Rotaya karar verirken nelere dikkat edersiniz?
Eskiden yemek meselesine dikkat ederdim; özellikle sevdiğim arkadaşlarımın ikamet ettiği yerlere gitmeye çalışıyorum. Yurtdışında da birçok yere gittim, orada da kültür ve sanatla iç içe yaşayan, Londra gibi New York gibi yerleri çok seviyorum. Oralarda çok oyun izleyebiliyorum.
Hayal kırıklığı yaşatan şehir oldu mu?
Çok havalı bir şey söyleyeceğim; Miami bence o kadar güzel değil, çok abartılıyor. Miami’de böyle göçmen konutları gibi stabil evler, çok özenilmemiş geliyor bana. Tabii ki denizi, doğası elbette güzel ama ben baktığımda ‘’Of be, ne şehir’’ diyemedim. Miami’nin biraz fazla abartıldığını düşünüyorum.

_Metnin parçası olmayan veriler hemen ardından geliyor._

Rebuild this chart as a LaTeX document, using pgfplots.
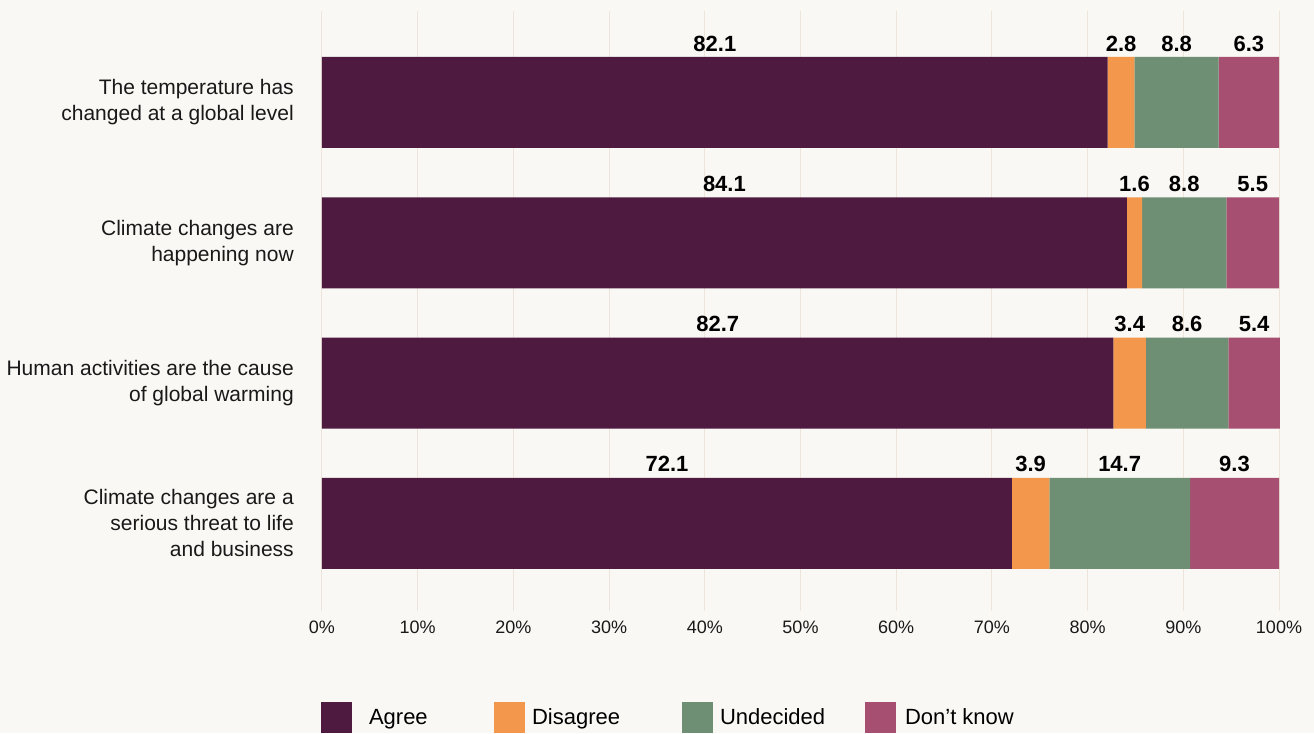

Her gittiğin yeri, yemek yediğin restoranları paylaşmak artık çağımızın modası oldu. Bu konuda neler düşünüyorsunuz?
Influencer, YouTuber gibi işi bu olan kimseler var. Onlar koysun tabii. Ben daha keyfe keder paylaşımlar yapıyorum. Yemek koymak bana doğru gelmiyor.
‘5 tonluk tekneyi 5 kişi itmeye kalktık’
Tatilde başınıza gelen en kötü olay nedir?
Miami’deyim, havalı havalı geziyoruz, bindiğimiz tekne bozuldu. Tekne yanlışlıkla, deniz canlılarının korunduğu park alanına girdi, yosunlar motora takıldı ve durdu. Dedim ki bu tekneyi itebiliriz çünkü burası sığ. Tekneden atladığım gibi denizkestanelerinin üstüne düştüm. Ayağımda bir sürü denizkestanesi dikeni; fakat sıcağı sıcağına bir anda anlamadım. Sonra merkeze gezmeye gittiğimizde birden yürüyememeye başladım. Sağlık merkezleri kapalı o saatte. Sağ olsun bir arkadaşım, eski usul, iğnenin ucunu ısıtıp tüm denizkestanesi dikenlerini tek tek çıkardı. Tekneyi itelim diye bulduğum o muhteşem fikir iki günümü perişan etmişti. Buradan genç arkadaşlara söylüyorum okuldan kaçmayın, fizik ve matematik öğrenin. Sonra bizim gibi 5 tonluk tekneyi 5 kişi itmeye çalışırsınız.
‘Los Angeles, Küba , Venezuela ve Brezilya’yı merak ediyorum’
En çok nereyi görmek istiyorsunuz? Mesela Los Angeles’a hiç gitmedim, orayı çok merak ediyorum. Küba’yı, Venezuela’yı, bir de Brezilya’yı da merak ediyor ve görmek istiyorum. m Okuyuculara nereleri önerirsiniz? Tatil beldesi olarak Kaş’ı çok seviyorum. Bir tek pandemi döneminde Kaş’a gidemedim, Çeşme’deydim. Çünkü daha şehre yakın, hastaneye yakındı; korkuyorduk o zamanlar. Maç izlemeye Trabzon ve Rize’ye gittim. Bence Türkiye’nin gastronomi anlamında en acayip şehirlerinden biri Trabzon. Tabii ki Güneydoğu da Doğu da çok güzel ama bence Trabzon ve Rize olağanüstü lezzetlerin olduğu yerler.